New Zealand's prolonged recession has thrown up one short term spinoff - breathing space to get more than $10 billion in new power generation on stream.

Although consumption was trending down last year as the economy slowed, the country has gone from a famine - low lakes and high prices forcing some users to cut production - to something of a feast for the early part of this winter; lake levels at historic highs and wholesale power prices tracking at a fifth of what they were at the same time last year.

The fall in power consumption has been dramatic. In the first quarter of this year it dropped by 5 per cent compared with the same quarter last year. It was the lowest figure in over five years, reflecting the economic downturn dampening electricity consumption, and reduced use at the biggest single user, the Tiwai Point aluminium smelter, in the first half.

From 2 per cent annual growth for the past two decades (fuelled most recently by heat pump installations in homes, dairy conversions and energy hungry hotels) this reduced demand is set to continue into next year with conservative assumptions pointing to to a pickup in 2011, but just by 1.5 per cent.
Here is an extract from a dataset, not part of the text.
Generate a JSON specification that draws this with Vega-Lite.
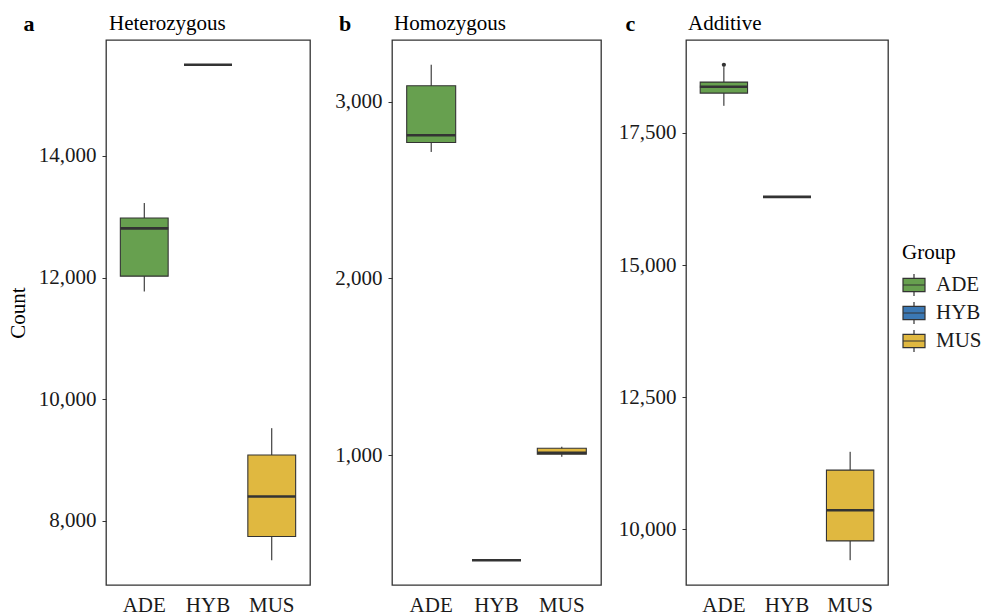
{
  "$schema": "https://vega.github.io/schema/vega-lite/v6.json",
  "background": "white",
  "padding": {"left": 6, "top": 12, "right": 0, "bottom": 0},
  "datasets": {
    "stats": [
      {"panel": "a", "group": "ADE", "lower": 11771, "q1": 12023, "median": 12809, "q3": 12979, "upper": 13226, "outlier": null},
      {"panel": "a", "group": "HYB", "lower": 15500, "q1": 15500, "median": 15500, "q3": 15500, "upper": 15500, "outlier": null},
      {"panel": "a", "group": "MUS", "lower": 7351, "q1": 7742, "median": 8400, "q3": 9083, "upper": 9523, "outlier": null},
      {"panel": "b", "group": "ADE", "lower": 2716, "q1": 2770, "median": 2811, "q3": 3091, "upper": 3210, "outlier": null},
      {"panel": "b", "group": "HYB", "lower": 404, "q1": 404, "median": 404, "q3": 404, "upper": 404, "outlier": null},
      {"panel": "b", "group": "MUS", "lower": 990, "q1": 1004, "median": 1013, "q3": 1038, "upper": 1047, "outlier": null},
      {"panel": "c", "group": "ADE", "lower": 18013, "q1": 18254, "median": 18373, "q3": 18462, "upper": 18745, "outlier": 18789},
      {"panel": "c", "group": "HYB", "lower": 16291, "q1": 16291, "median": 16291, "q3": 16291, "upper": 16291, "outlier": null},
      {"panel": "c", "group": "MUS", "lower": 9419, "q1": 9784, "median": 10365, "q3": 11123, "upper": 11469, "outlier": null}
    ]
  },
  "data": {"name": "stats"},
  "spacing": 23,
  "resolve": {"scale": {"y": "independent", "x": "independent"}},
  "hconcat": [
    {
      "title": {"text": "a", "fontWeight": "bold", "fontSize": 22, "anchor": "start", "frame": "bounds", "offset": -24, "dx": 17},
      "vconcat": [
        {
          "title": {"text": "Heterozygous", "offset": 8, "dx": 3, "dy": 2},
          "width": 204,
          "height": 545,
          "transform": [{"filter": "datum.panel === 'a'"}],
          "layer": [
            {
              "mark": {"type": "rule", "color": "#1a1a1a", "strokeWidth": 1},
              "encoding": {
                "x": {"field": "group", "type": "nominal", "scale": {"domain": ["ADE", "HYB", "MUS"], "paddingInner": 0.25, "paddingOuter": 0.225}, "title": null},
                "y": {"field": "lower", "type": "quantitative", "title": "Count", "scale": {"domain": [6944, 15907], "nice": false, "zero": false}, "axis": {"values": [8000, 10000, 12000, 14000], "format": ",.0f"}},
                "y2": {"field": "upper"}
              }
            },
            {
              "mark": {"type": "bar", "stroke": "#333333", "strokeWidth": 1.1, "opacity": 1},
              "encoding": {
                "x": {"field": "group", "type": "nominal", "title": null},
                "y": {"field": "q1", "type": "quantitative", "title": "Count"},
                "y2": {"field": "q3"},
                "color": {"field": "group", "type": "nominal", "scale": {"domain": ["ADE", "HYB", "MUS"], "range": ["#67A04F", "#3B78B4", "#E0B840"]}, "legend": {"title": "Group", "orient": "none", "legendX": 796, "legendY": 202}}
              }
            },
            {
              "mark": {"type": "tick", "color": "#333333", "thickness": 2.6, "size": 48, "opacity": 1},
              "encoding": {
                "x": {"field": "group", "type": "nominal", "title": null},
                "y": {"field": "median", "type": "quantitative", "title": "Count"}
              }
            }
          ]
        }
      ]
    },
    {
      "spacing": 15,
      "resolve": {"scale": {"y": "independent", "x": "independent"}},
      "hconcat": [
        {
          "title": {"text": "b", "fontWeight": "bold", "fontSize": 22, "anchor": "start", "frame": "bounds", "offset": -24, "dx": 5},
          "vconcat": [
            {
              "title": {"text": "Homozygous", "offset": 8, "dx": 2, "dy": 2},
              "width": 209,
              "height": 545,
              "transform": [{"filter": "datum.panel === 'b'"}],
              "layer": [
                {
                  "mark": {"type": "rule", "color": "#1a1a1a", "strokeWidth": 1},
                  "encoding": {
                    "x": {"field": "group", "type": "nominal", "scale": {"domain": ["ADE", "HYB", "MUS"], "paddingInner": 0.25, "paddingOuter": 0.225}, "title": null},
                    "y": {"field": "lower", "type": "quantitative", "title": null, "scale": {"domain": [264, 3350], "nice": false, "zero": false}, "axis": {"values": [1000, 2000, 3000], "format": ",.0f"}},
                    "y2": {"field": "upper"}
                  }
                },
                {
                  "mark": {"type": "bar", "stroke": "#333333", "strokeWidth": 1.1, "opacity": 1},
                  "encoding": {
                    "x": {"field": "group", "type": "nominal", "title": null},
                    "y": {"field": "q1", "type": "quantitative", "title": null},
                    "y2": {"field": "q3"},
                    "color": {"field": "group", "type": "nominal"}
                  }
                },
                {
                  "mark": {"type": "tick", "color": "#333333", "thickness": 2.6, "size": 49, "opacity": 1},
                  "encoding": {
                    "x": {"field": "group", "type": "nominal", "title": null},
                    "y": {"field": "median", "type": "quantitative", "title": null}
                  }
                }
              ]
            }
          ]
        },
        {
          "title": {"text": "c", "fontWeight": "bold", "fontSize": 22, "anchor": "start", "frame": "bounds", "offset": -24, "dx": 8},
          "vconcat": [
            {
              "title": {"text": "Additive", "offset": 8, "dx": 2, "dy": 2},
              "width": 202,
              "height": 545,
              "transform": [{"filter": "datum.panel === 'c'"}],
              "layer": [
                {
                  "mark": {"type": "rule", "color": "#1a1a1a", "strokeWidth": 1},
                  "encoding": {
                    "x": {"field": "group", "type": "nominal", "scale": {"domain": ["ADE", "HYB", "MUS"], "paddingInner": 0.25, "paddingOuter": 0.225}, "title": null},
                    "y": {"field": "lower", "type": "quantitative", "title": null, "scale": {"domain": [8950, 19258], "nice": false, "zero": false}, "axis": {"values": [10000, 12500, 15000, 17500], "format": ",.0f"}},
                    "y2": {"field": "upper"}
                  }
                },
                {
                  "mark": {"type": "bar", "stroke": "#333333", "strokeWidth": 1.1, "opacity": 1},
                  "encoding": {
                    "x": {"field": "group", "type": "nominal", "title": null},
                    "y": {"field": "q1", "type": "quantitative", "title": null},
                    "y2": {"field": "q3"},
                    "color": {"field": "group", "type": "nominal"}
                  }
                },
                {
                  "mark": {"type": "tick", "color": "#333333", "thickness": 2.6, "size": 48, "opacity": 1},
                  "encoding": {
                    "x": {"field": "group", "type": "nominal", "title": null},
                    "y": {"field": "median", "type": "quantitative", "title": null}
                  }
                },
                {
                  "mark": {"type": "point", "filled": true, "color": "#333333", "size": 18, "opacity": 1},
                  "encoding": {
                    "x": {"field": "group", "type": "nominal", "title": null},
                    "y": {"field": "outlier", "type": "quantitative", "title": null}
                  }
                }
              ]
            }
          ]
        }
      ]
    }
  ],
  "config": {
    "font": "Liberation Serif",
    "view": {"stroke": "#333333", "strokeWidth": 1.3},
    "axis": {
      "labelFont": "Liberation Serif",
      "labelFontSize": 21,
      "labelColor": "#1a1a1a",
      "titleFont": "Liberation Serif",
      "titleFontSize": 21,
      "titleFontWeight": "normal",
      "titleColor": "#000000",
      "grid": false,
      "domain": false,
      "tickColor": "#333333",
      "tickSize": 4,
      "labelPadding": 6
    },
    "axisX": {"ticks": false, "labelPadding": 9, "labelAngle": 0},
    "axisY": {"titlePadding": 10},
    "title": {"font": "Liberation Serif", "fontSize": 21, "fontWeight": "normal", "anchor": "start", "color": "#000000", "frame": "group"},
    "legend": {
      "titleFont": "Liberation Serif",
      "titleFontSize": 21,
      "titleFontWeight": "normal",
      "titleColor": "#000000",
      "titlePadding": 10,
      "labelFont": "Liberation Serif",
      "labelFontSize": 21,
      "labelColor": "#1a1a1a",
      "labelOffset": 10,
      "symbolType": "M-1,-0.6H1V0.6H-1Z M-1,0H1 M0,-0.6V-1 M0,0.6V1",
      "symbolSize": 484,
      "symbolStrokeColor": "#333333",
      "symbolStrokeWidth": 1.2,
      "symbolOpacity": 1,
      "rowPadding": 0
    }
  }
}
That has generators reworking their numbers - projects that were marginal while the economy was growing don't stack up in today's terms and taking the longer view requires a leap of faith with uncertainty hovering around carbon pricing, interisland transmission pricing and the ministerial review of the electricity sector. So though there's a demand lull there's also a commitment pause.

Already a handful of big wind farm projects are in the doldrums - mainly due to high prices for imported equipment and resource issues; consents for gas fired power stations in and near Auckland are parked and it is understood Contact Energy would have pushed ahead with its Ti Mihi geothermal plant by now if not for the slump in demand.

Investment in new generation typically has a 20- to 50-year outlook. So what's on the drawing board to meet demand which over the past year typically has peaked at around 6400MW on some cold days during winter?

Government figures show some projects with the potential to generate 5275MW are either being built, have received consent or have applied for consent. The 45 plants due for completion over the next decade range from tide powered pilot plants to one of the biggest wind farms in the southern hemisphere.

Hydro generation is both the strength and weakness of the New Zealand system as it supplies at least 65 per cent of power but is notoriously vulnerable to low rainfall given limited storage capacity of around 10 weeks' winter electricity demand. Existing transmission constraints (requiring multibillion-dollar catchup infrastructure work by Transpower) aggravate tight supplies which would become critical in the event of a major equipment failure.